■ **Data segment**:
************
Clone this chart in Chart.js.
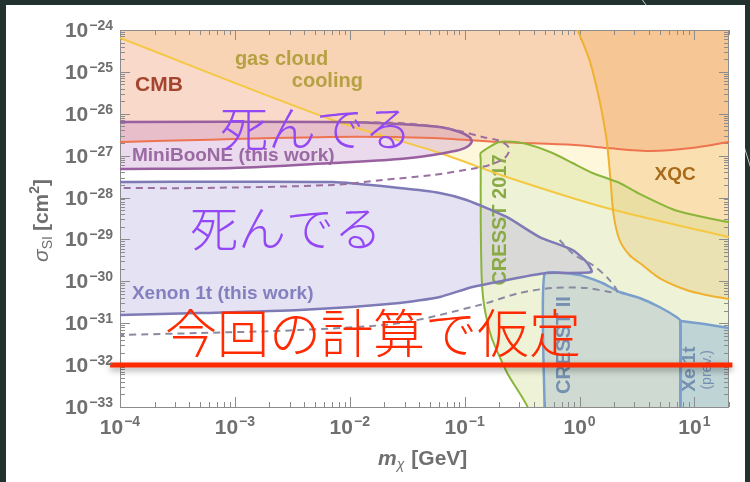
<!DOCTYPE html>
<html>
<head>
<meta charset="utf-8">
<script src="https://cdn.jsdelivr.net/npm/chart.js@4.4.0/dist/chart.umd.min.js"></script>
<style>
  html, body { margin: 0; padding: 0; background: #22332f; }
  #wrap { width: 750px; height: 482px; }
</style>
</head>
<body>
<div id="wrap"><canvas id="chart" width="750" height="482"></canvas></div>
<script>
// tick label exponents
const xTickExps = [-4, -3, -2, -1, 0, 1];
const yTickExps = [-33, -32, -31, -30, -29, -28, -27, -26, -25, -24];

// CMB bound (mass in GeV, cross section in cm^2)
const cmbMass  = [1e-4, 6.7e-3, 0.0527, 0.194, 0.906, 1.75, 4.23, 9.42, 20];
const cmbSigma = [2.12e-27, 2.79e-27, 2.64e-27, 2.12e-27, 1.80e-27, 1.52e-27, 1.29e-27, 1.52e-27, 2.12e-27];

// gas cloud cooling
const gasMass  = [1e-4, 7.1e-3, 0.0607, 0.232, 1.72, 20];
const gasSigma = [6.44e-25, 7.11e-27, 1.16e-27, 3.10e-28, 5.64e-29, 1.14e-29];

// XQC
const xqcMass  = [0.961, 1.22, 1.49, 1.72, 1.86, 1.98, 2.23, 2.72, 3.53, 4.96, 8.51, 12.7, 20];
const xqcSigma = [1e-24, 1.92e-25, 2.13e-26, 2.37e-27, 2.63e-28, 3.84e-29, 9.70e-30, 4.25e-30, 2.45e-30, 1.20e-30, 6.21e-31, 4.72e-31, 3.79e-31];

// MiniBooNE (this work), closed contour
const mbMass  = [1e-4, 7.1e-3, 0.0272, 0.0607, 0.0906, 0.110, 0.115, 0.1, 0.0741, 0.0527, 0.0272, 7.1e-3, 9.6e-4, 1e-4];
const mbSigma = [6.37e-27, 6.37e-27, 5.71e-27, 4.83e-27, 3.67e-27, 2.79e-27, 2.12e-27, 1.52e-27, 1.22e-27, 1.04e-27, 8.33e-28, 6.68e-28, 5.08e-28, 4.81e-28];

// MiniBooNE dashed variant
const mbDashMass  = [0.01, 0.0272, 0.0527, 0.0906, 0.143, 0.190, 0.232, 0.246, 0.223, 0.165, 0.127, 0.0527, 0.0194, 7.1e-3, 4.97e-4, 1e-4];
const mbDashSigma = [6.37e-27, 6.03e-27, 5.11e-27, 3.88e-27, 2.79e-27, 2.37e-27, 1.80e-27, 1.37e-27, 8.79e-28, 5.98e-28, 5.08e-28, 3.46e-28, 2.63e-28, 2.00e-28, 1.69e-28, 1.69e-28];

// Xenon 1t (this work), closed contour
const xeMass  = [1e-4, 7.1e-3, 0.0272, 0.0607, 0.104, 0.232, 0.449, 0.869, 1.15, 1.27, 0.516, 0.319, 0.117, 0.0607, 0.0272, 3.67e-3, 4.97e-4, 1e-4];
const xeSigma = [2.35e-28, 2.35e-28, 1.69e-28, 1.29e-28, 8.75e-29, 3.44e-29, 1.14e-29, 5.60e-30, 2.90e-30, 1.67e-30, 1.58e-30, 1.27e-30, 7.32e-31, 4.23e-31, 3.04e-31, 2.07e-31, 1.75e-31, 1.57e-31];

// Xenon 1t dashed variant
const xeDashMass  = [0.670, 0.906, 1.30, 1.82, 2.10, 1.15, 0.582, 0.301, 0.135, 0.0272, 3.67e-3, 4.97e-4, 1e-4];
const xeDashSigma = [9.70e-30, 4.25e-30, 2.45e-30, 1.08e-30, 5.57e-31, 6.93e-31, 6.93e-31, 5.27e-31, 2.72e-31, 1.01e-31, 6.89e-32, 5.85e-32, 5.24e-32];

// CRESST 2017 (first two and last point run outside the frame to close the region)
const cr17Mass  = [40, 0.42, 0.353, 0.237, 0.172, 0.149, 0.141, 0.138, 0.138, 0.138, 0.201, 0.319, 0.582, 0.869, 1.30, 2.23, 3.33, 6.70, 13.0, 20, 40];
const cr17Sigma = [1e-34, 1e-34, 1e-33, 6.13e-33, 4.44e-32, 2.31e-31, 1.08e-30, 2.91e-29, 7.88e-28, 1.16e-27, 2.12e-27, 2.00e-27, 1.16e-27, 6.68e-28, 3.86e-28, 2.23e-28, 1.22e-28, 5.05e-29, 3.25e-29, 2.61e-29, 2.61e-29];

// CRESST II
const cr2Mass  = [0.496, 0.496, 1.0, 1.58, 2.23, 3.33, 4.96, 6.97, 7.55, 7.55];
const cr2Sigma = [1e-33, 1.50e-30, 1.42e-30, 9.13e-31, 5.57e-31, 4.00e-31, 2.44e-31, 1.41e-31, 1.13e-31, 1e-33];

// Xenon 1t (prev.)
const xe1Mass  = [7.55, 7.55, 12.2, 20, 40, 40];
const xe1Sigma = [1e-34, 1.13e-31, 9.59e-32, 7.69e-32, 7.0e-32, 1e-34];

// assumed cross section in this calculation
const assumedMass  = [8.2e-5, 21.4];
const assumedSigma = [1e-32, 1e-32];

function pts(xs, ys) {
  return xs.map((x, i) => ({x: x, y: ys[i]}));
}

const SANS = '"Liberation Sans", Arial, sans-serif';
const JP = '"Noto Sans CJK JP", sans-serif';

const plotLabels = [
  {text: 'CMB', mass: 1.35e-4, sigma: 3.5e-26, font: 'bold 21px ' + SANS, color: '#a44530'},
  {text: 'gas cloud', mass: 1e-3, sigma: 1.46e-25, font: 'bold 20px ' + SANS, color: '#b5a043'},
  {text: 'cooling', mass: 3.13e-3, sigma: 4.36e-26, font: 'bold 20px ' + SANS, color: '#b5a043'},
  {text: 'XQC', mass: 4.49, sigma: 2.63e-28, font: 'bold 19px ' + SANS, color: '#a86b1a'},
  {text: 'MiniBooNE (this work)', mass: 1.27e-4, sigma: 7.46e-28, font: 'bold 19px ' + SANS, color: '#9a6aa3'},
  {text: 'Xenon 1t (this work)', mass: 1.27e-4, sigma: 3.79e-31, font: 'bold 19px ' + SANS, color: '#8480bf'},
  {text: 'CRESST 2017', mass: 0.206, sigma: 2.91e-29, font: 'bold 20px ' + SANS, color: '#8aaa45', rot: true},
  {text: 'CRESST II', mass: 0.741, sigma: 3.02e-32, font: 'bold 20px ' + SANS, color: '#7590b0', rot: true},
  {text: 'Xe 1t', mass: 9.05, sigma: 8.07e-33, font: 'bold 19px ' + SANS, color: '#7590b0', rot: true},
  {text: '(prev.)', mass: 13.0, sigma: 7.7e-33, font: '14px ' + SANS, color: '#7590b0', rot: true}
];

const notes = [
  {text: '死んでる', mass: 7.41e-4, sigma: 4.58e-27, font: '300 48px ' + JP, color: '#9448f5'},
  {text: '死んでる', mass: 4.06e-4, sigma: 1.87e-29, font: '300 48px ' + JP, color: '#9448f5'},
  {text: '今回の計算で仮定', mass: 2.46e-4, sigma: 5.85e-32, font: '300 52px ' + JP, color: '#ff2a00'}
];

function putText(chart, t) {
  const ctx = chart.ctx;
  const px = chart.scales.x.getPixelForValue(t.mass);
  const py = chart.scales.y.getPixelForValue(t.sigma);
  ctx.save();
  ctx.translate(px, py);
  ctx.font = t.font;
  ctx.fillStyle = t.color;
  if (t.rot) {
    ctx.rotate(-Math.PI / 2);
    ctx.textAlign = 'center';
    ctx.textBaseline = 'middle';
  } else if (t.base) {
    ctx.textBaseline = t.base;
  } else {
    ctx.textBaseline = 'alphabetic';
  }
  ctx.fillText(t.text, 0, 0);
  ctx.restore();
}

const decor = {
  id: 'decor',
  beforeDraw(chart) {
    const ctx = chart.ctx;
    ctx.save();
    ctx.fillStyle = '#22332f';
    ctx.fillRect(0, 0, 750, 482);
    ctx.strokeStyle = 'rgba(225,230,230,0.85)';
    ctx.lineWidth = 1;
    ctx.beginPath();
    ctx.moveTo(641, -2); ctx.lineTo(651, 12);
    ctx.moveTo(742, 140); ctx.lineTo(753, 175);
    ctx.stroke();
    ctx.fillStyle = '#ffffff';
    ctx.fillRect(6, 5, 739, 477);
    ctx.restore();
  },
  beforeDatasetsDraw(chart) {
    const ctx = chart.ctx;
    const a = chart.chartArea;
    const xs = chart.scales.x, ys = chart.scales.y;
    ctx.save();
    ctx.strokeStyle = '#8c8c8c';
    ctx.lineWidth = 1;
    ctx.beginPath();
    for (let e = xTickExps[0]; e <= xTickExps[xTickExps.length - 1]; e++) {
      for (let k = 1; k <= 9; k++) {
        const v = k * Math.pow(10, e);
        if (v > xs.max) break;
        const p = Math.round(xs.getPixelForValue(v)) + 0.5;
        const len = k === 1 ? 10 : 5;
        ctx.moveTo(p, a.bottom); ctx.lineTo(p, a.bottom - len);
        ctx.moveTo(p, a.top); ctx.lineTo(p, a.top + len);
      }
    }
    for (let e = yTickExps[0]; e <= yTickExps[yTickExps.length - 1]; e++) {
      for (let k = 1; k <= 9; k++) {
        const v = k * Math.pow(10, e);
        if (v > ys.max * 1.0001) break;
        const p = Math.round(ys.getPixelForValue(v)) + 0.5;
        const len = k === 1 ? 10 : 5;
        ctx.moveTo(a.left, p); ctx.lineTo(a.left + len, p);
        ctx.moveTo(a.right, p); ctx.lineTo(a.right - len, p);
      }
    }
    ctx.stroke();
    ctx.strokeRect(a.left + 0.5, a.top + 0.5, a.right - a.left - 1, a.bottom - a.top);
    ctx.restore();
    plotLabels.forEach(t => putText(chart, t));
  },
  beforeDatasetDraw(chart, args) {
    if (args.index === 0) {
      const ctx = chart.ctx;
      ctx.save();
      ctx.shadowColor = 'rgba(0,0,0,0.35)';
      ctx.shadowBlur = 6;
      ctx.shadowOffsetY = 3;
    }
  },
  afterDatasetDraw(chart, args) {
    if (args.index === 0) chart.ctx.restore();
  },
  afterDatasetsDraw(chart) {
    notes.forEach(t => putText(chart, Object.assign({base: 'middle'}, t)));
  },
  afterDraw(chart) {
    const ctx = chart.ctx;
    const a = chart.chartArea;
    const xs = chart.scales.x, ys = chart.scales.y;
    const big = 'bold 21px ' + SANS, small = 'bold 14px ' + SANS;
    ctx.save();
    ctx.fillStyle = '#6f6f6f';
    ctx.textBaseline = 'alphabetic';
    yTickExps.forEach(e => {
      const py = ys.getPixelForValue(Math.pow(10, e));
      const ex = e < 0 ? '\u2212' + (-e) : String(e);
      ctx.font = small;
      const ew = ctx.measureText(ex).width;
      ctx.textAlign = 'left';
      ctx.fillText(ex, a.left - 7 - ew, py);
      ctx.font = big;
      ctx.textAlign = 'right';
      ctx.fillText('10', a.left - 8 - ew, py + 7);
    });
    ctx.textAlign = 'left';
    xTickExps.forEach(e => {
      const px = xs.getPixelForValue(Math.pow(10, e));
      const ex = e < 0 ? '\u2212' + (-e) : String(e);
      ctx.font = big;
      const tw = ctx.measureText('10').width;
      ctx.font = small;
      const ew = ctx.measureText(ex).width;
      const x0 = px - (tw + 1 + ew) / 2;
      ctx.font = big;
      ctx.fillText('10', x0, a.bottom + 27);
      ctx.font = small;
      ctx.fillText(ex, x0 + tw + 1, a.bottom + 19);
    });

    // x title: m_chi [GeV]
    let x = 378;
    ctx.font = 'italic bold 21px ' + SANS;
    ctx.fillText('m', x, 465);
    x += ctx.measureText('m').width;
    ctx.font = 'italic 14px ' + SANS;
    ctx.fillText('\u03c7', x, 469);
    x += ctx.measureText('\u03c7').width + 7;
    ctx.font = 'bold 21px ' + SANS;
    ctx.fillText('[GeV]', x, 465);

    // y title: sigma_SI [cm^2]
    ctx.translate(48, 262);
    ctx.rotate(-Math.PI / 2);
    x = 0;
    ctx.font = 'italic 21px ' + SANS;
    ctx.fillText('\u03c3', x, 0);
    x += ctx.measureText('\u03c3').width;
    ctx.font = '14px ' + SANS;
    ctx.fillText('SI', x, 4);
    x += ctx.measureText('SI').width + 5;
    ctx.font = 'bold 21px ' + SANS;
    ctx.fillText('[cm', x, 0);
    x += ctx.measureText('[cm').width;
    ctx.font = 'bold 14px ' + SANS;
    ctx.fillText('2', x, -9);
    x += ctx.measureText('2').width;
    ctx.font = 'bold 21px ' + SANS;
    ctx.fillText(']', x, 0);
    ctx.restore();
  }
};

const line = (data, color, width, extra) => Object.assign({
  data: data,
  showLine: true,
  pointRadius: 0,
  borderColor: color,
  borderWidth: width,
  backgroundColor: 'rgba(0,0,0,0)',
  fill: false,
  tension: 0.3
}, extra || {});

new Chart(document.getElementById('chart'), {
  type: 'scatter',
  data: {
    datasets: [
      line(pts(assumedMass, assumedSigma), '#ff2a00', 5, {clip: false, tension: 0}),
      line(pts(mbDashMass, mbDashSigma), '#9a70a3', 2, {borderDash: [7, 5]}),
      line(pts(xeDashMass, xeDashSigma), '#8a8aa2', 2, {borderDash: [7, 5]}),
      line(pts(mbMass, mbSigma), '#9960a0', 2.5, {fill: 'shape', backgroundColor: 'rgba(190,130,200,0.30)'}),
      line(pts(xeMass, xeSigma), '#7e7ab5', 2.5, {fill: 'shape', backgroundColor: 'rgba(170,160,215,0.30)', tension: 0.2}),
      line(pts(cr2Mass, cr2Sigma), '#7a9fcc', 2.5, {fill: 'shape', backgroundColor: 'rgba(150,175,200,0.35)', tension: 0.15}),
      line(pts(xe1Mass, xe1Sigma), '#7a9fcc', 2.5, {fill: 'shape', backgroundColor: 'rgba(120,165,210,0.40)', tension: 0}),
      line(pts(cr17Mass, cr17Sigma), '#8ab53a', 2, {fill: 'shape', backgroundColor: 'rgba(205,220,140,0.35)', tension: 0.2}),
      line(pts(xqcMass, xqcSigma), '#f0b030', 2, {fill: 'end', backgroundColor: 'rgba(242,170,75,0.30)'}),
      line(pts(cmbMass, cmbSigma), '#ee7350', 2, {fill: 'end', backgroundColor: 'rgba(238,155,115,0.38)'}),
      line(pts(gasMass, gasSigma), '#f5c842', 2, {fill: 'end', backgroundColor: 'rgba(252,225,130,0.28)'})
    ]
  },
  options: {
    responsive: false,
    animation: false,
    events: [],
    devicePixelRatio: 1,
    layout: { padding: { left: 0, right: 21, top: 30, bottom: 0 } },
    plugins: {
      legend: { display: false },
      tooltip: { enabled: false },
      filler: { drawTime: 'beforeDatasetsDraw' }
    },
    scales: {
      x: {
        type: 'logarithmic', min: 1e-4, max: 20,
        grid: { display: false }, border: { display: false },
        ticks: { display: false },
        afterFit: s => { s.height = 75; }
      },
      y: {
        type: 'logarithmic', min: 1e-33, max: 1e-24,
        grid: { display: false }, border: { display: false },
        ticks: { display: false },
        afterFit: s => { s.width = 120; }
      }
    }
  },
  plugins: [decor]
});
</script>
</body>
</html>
************
Pictures are excluded: retype only the lines from the beginning of the listing above through the line with "-26, -25, -24];", both included.

■ **Answer for the task**:
Clone this chart in Chart.js.
<!DOCTYPE html>
<html>
<head>
<meta charset="utf-8">
<script src="https://cdn.jsdelivr.net/npm/chart.js@4.4.0/dist/chart.umd.min.js"></script>
<style>
  html, body { margin: 0; padding: 0; background: #22332f; }
  #wrap { width: 750px; height: 482px; }
</style>
</head>
<body>
<div id="wrap"><canvas id="chart" width="750" height="482"></canvas></div>
<script>
// tick label exponents
const xTickExps = [-4, -3, -2, -1, 0, 1];
const yTickExps = [-33, -32, -31, -30, -29, -28, -27, -26, -25, -24];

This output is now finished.